Cuando faltan menos de 24 horas para la asunción de Gabriel Boric en La Moneda, en la calle Providencia hay manifestaciones y el tránsito para vehículos está cortado. Se ven hordas de estudiantes secundarias que avanzan por la calle hasta llegar a un liceo donde existe una denuncia grave: encontraron un grupo de Whatsapp donde los alumnos enviaban fotos íntimas de menores de edad sin su consentimiento y hablaban de violarlas. Muchas chicas, de tres o cuatro establecimientos de la zona, se juntan para denunciarlos y en pocas horas la alcaldesa de la comuna, Evelyn Matthei (UDI), anuncia que tomará acciones legales para protegerlas. De un tiempo a esta parte, en Chile existe la noción de que las protestas logran cosas.

El mismo Boric milita en esa creencia, por eso se inició en la vida política como dirigente estudiantil en medio de la movilización universitaria más importante del último tiempo. Él formó parte de la masa crítica que pujó por cambios. Desde que entró al Congreso pasó al lado donde llegan las demandas y se trata de responderlas, siempre con una actitud crítica porque sus compañeros parlamentarios eran más reticentes al cambio de lo que a él le hubiera gustado. Pese a la evolución, Boric nunca antes había estado en una posición en la que existiera tanto espacio para resolver como lo estará a partir de hoy. Como presidente empezará a ensayar un rol distinto: ser el destinatario de las protestas, y dejar de ser quien las emita.

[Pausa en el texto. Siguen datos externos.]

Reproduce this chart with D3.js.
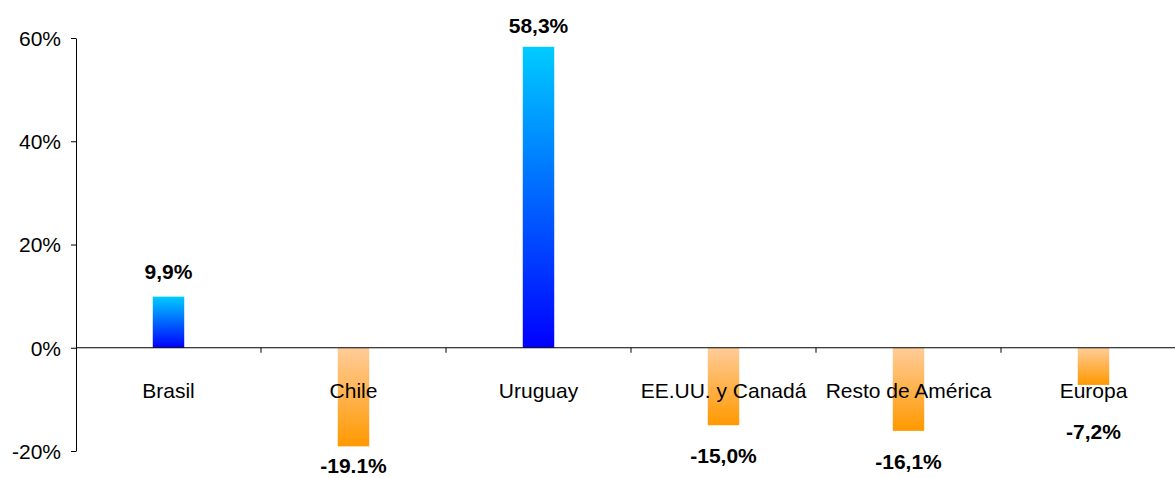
<!DOCTYPE html>
<html>
<head>
<meta charset="utf-8">
<script src="https://cdn.jsdelivr.net/npm/d3@7"></script>
<style>
    body { margin: 0; background: #fff; }
    svg { display: block; font-family: Arial, "Liberation Sans", sans-serif; }
</style>
</head>
<body>
<svg id="chart" width="1175" height="478"></svg>
<script>
const categories = ["Brasil", "Chile", "Uruguay", "EE.UU. y Canadá", "Resto de América", "Europa"];
const values = [9.9, -19.1, 58.3, -15.0, -16.1, -7.2];
const valueLabels = ["9,9%", "-19.1%", "58,3%", "-15,0%", "-16,1%", "-7,2%"];
const yTicks = [-20, 0, 20, 40, 60];

const svg = d3.select("#chart");
const margin = {top: 38, left: 76, bottom: 27};
const bandWidth = 185;

const x = d3.scaleBand()
    .domain(categories)
    .range([margin.left, margin.left + bandWidth * categories.length])
    .paddingInner(0.83)
    .paddingOuter(0.415);

const y = d3.scaleLinear()
    .domain([-20, 60])
    .range([451, margin.top]);

// gradients
const defs = svg.append("defs");
function addGradient(id, top, bottom) {
    const g = defs.append("linearGradient")
        .attr("id", id)
        .attr("x1", 0).attr("y1", 0).attr("x2", 0).attr("y2", 1);
    g.append("stop").attr("offset", "0%").attr("stop-color", top);
    g.append("stop").attr("offset", "100%").attr("stop-color", bottom);
}
addGradient("pos", "#00CCFF", "#0000FF");
addGradient("neg", "#FFCC99", "#FF9900");

// bars
svg.selectAll("rect.bar")
    .data(values)
    .enter().append("rect")
    .attr("class", "bar")
    .attr("x", (d, i) => x(categories[i]))
    .attr("width", x.bandwidth())
    .attr("y", d => y(Math.max(0, d)))
    .attr("height", d => Math.abs(y(d) - y(0)))
    .attr("fill", d => d >= 0 ? "url(#pos)" : "url(#neg)");

// y axis
const yAxis = svg.append("g")
    .attr("transform", `translate(${margin.left},0)`)
    .call(d3.axisLeft(y).tickValues(yTicks).tickSize(5).tickSizeOuter(0).tickFormat(d => d + "%"));
yAxis.select(".domain").attr("stroke", "#000");
yAxis.selectAll("text")
    .attr("font-size", 21)
    .attr("font-family", "Arial, 'Liberation Sans', sans-serif")
    .attr("fill", "#000")
    .attr("x", -15)
    .attr("dy", "0.35em");

// x axis at zero
const xAxis = svg.append("g")
    .attr("transform", `translate(0,${y(0)})`);
xAxis.append("line")
    .attr("x1", margin.left)
    .attr("x2", margin.left + bandWidth * categories.length)
    .attr("stroke", "#000");
xAxis.selectAll("line.tick")
    .data(categories.slice(1))
    .enter().append("line")
    .attr("class", "tick")
    .attr("x1", d => x(d) - x.step() * 0.415)
    .attr("x2", d => x(d) - x.step() * 0.415)
    .attr("y1", 0).attr("y2", 5)
    .attr("stroke", "#000");

// category labels
svg.selectAll("text.cat")
    .data(categories)
    .enter().append("text")
    .attr("class", "cat")
    .attr("x", d => x(d) + x.bandwidth() / 2)
    .attr("y", y(0) + 50)
    .attr("text-anchor", "middle")
    .attr("font-size", 21)
    .attr("fill", "#000")
    .text(d => d);

// value labels
svg.selectAll("text.val")
    .data(values)
    .enter().append("text")
    .attr("class", "val")
    .attr("x", (d, i) => x(categories[i]) + x.bandwidth() / 2)
    .attr("y", d => d >= 0 ? Math.max(33, y(d) - 18) : Math.min(473, Math.max(y(0) + 91, y(d) + 38)))
    .attr("text-anchor", "middle")
    .attr("font-size", 21)
    .attr("font-weight", "bold")
    .attr("fill", "#000")
    .text((d, i) => valueLabels[i]);
</script>
</body>
</html>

La presión de una ciudadanía movilizada es algo que se siente como una constante. El mismo día de su triunfo, cuando las calles estaban repletas de sus votantes celebrando que sería él quien reemplazaría a Sebastián Piñera en La Moneda, varios se permitían una broma punzante: en lugar del grito instituido en Chile “renuncia Piñera”, decían riéndose “renuncia Boric”. Su discurso, después, era interrumpido a menudo por un clamor: “liberar, liberar a los presos por luchar”, una referencia directa a quienes fueron detenidos en las protestas del estallido social y siguen en prisión preventiva.

Tradicionalmente los cambios de mando en Chile se llevan a cabo los 11 de marzo, una fecha que este 2022 cayó en día viernes. Los viernes, desde el 18 de octubre de 2019, son días de protesta en el centro de Santiago. La plaza, ahora nombrada Dignidad por la ciudadanía, se llena de manifestantes que buscan mantener vivo el espíritu del estallido, que quieren recordarle al resto de la nación que las cosas todavía no cambian y que la protesta tiene que mantenerse. Haberse formado políticamente en la movilización, afirman fuentes dentro del nuevo gobierno, les ayuda a sentir una mayor empatía con las demandas sociales, un fenómeno que nunca podrían minimizar ni menospreciar.

En algún momento, los jóvenes de la política chilena fueron los que tomaron el gobierno al término de la dictadura, las mismas autoridades que dejaron de ser percibidas como revolucionarias y contra las cuales los estudiantes se rebelaron. Esa evolución es evocada como una moraleja entre quienes asumen sus cargos hoy: la sensibilidad social también puede tener fecha de vencimiento. “Vamos a tener el desafío de sostener permanentemente esa empatía, de seguir con los pies en la tierra para no perderla nunca”, dicen. Uno de los grandes desafíos es mantener a la ciudadanía de su lado. “Vamos a necesitar a las personas movilizadas”, agregan.

Otro flanco que puede convertirse en una debilidad es el hecho de que los futuros ministros y el mismo presidente, si bien se forjaron en la movilización, pasaron a tener su domicilio en la institucionalidad hace mucho tiempo. “Para la gran mayoría de los dirigentes estudiantiles que entran al gobierno, su última experiencia en una organización social de masas fue 11 años atrás. Eso sucedió hace mucho tiempo y quienes siguieron militando en esas organizaciones no necesariamente están dentro del gobierno”, señala un activo exmiembro del movimiento estudiantil que no se ha sumado a los cargos de gobierno.

La posición, admite otro exdirigente universitario, puede ser compleja: “¿Cómo se hace para que un gobierno de avanzada dé cara a la movilización, cuando tuvo su génesis ahí hace 15 o diez años atrás, pero hoy pareciera tener pocos vasos comunicantes con ese sentir?”, se pregunta. En efecto, entre el gabinete de ministros casi no hay dirigentes sociales o sindicales, los que sí tuvieron roles muy visibles a partir del estallido. “Se corre un riesgo importante de perder de vista esa impronta de conexión con la ciudadanía que simbólicamente existe”, observa.